Below is my solution for problem CMSocial - a social coding app. I finally got 100/100 after guessing. But I have a question.
It is about how exactly that we can use diffuser of the same kind in one room. There are two strategies:
A. We can use multiple diffusers of the same kind in one room in a day,
B. We can only use 1 diffuser per room per day.
I thought it is always strategy B based on the description, my original solution can only give me 20/100.

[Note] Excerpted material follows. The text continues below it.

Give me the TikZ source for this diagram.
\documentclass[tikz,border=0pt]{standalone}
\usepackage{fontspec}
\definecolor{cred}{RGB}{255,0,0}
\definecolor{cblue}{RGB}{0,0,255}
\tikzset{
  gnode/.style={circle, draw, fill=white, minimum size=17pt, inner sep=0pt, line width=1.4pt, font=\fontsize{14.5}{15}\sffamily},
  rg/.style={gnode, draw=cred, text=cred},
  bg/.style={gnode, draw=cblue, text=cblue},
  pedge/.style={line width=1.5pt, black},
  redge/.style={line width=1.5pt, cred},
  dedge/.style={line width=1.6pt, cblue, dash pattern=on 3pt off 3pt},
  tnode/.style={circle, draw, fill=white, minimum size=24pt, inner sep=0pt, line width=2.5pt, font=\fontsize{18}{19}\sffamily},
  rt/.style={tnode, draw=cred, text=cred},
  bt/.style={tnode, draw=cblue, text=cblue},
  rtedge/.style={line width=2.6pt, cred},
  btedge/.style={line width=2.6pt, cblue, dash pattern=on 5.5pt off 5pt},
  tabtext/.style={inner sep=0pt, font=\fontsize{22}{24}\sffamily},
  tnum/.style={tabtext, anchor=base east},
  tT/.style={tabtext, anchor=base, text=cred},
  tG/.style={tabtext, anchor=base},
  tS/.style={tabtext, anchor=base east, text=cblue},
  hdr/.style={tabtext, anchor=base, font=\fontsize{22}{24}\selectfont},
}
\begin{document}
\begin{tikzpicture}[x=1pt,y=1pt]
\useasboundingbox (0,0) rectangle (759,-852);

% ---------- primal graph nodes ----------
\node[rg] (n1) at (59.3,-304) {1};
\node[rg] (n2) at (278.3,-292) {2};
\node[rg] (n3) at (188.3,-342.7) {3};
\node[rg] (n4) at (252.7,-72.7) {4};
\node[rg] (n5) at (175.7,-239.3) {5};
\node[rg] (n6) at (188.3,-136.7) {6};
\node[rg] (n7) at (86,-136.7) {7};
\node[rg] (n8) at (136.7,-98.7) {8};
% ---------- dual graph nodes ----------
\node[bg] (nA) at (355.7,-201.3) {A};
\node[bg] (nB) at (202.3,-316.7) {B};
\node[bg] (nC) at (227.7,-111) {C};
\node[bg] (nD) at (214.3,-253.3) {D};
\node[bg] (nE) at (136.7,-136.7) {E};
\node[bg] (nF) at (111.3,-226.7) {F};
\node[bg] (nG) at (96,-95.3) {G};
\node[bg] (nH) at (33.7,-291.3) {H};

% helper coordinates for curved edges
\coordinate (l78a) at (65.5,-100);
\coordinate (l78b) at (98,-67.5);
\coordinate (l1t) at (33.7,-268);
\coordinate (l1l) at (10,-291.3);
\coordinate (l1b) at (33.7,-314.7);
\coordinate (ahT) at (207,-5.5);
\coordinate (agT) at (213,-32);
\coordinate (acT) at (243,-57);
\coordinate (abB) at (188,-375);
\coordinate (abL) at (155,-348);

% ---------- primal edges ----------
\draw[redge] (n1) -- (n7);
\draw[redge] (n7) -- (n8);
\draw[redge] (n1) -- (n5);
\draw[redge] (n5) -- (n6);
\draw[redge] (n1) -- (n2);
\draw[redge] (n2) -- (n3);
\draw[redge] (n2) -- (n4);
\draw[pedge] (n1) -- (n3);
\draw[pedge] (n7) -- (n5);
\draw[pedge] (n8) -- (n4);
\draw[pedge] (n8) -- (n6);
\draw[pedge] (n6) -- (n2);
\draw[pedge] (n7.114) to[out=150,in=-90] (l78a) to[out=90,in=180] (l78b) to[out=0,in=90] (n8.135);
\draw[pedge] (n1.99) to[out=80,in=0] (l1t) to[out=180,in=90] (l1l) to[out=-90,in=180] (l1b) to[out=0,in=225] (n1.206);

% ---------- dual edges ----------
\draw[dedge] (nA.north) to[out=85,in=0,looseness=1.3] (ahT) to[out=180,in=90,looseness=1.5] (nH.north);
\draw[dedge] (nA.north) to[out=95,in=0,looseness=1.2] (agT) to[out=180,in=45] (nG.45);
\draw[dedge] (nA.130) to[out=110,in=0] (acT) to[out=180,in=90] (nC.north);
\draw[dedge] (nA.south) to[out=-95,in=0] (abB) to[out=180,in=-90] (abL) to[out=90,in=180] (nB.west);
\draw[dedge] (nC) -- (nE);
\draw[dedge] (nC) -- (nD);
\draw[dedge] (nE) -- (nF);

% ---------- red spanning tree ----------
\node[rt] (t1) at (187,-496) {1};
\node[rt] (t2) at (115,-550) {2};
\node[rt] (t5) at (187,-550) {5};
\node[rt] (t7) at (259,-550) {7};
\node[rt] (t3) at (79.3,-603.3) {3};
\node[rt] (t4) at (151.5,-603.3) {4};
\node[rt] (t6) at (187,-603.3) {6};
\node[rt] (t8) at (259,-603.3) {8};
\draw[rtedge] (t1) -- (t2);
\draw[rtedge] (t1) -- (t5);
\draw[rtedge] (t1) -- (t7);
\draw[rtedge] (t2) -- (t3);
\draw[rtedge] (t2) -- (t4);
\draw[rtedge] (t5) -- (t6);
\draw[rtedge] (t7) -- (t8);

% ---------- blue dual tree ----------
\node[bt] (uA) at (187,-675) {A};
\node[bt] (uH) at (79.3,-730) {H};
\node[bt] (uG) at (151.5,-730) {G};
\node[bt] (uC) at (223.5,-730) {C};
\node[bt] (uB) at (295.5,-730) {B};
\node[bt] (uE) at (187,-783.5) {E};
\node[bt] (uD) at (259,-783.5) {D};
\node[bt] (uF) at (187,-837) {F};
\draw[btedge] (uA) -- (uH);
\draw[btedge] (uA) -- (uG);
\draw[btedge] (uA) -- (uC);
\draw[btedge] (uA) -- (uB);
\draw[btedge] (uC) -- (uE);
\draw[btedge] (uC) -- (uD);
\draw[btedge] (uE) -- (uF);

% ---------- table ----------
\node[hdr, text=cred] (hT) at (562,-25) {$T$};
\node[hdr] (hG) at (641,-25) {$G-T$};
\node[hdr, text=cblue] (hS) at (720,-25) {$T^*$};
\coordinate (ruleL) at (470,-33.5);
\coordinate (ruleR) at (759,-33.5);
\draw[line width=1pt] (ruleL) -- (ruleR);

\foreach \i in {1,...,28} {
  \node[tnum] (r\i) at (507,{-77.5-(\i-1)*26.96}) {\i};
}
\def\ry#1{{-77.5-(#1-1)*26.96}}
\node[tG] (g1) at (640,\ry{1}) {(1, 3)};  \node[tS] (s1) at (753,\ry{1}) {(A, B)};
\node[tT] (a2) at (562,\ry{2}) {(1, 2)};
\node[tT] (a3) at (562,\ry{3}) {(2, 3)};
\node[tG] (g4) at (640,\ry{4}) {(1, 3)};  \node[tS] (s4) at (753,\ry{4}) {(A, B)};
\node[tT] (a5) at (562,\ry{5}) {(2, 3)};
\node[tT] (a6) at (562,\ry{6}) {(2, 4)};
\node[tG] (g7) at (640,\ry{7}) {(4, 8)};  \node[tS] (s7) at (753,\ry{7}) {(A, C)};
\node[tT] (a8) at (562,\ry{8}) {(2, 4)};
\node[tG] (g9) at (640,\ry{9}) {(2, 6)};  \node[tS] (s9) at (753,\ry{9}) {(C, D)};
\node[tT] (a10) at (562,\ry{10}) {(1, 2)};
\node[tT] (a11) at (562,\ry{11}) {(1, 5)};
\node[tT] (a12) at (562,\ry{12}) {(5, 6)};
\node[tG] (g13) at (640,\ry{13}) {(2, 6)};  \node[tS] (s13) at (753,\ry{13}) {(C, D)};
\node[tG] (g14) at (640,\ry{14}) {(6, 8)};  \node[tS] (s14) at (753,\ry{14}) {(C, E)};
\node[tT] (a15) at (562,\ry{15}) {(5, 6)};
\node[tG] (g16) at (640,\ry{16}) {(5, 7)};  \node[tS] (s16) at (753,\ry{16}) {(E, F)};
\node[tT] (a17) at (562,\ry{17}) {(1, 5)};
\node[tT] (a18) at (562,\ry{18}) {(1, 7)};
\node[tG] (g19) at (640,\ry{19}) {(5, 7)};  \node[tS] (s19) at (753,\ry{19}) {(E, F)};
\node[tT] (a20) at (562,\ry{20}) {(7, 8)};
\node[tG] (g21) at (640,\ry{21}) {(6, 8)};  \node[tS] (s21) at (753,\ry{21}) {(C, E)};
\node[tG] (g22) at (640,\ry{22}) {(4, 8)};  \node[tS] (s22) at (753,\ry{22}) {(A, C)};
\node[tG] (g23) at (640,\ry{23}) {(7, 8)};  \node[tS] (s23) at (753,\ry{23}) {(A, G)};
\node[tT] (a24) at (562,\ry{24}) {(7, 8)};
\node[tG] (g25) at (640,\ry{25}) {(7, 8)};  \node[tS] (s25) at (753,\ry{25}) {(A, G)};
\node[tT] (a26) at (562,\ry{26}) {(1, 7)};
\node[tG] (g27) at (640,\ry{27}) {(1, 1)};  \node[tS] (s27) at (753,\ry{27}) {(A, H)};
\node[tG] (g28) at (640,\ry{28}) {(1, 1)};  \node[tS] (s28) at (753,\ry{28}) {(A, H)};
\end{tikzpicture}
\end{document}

The current solution seems quite contradictory to me(since I guessed the solution) 
In method f, m is the max value, which means we are following strategy B.
But in the meantime, we check d * k >= r, which means we are following strategy A.
An example,
P = 1, Q = 0, K = 2
bugs = [2, 4, 4]
Using strategy A, it is (4 + 4 + 2) / 2 = 5 days.
Using strategy B, it is 6 days.
Is my thinking process wrong?
#include <bits/stdc++.h>
using ll = long long;
ll ceil(ll a, ll b) {
return (a + b - 1) / b;
}
bool f(std::vector<ll> &v, ll n, ll p, ll q, ll k, ll d) {
ll r = 0;
ll m = 0;
for (ll i = 0; i < n; ++i) {
if (v[i] - d * q <= 0) continue;
ll t = ceil(v[i] - d * q, p);
r += t;
m = std::max(m, t);
}
return std::max(m, k == 0 ? d + r : ceil(r, k)) <= d;
}
int main() {
std::ios::sync_with_stdio(false);
std::cin.tie(0);
ll n, k;
std::cin >> n >> k;
ll p, q;
std::cin >> p >> q;
std::vector<ll> v(n);
for (ll i = 0; i < n; ++i) std::cin >> v[i];
if (q > p) {
std::swap(p, q);
k = n - k;
}
p -= q;
ll l = 0, r = (ll)1e9;
while (r - l > 1) {
ll m = l + (r - l) / 2;
if (f(v, n, p, q, k, m)) r = m;
else l = m;
}
std::cout << r << "\n";
return 0;
}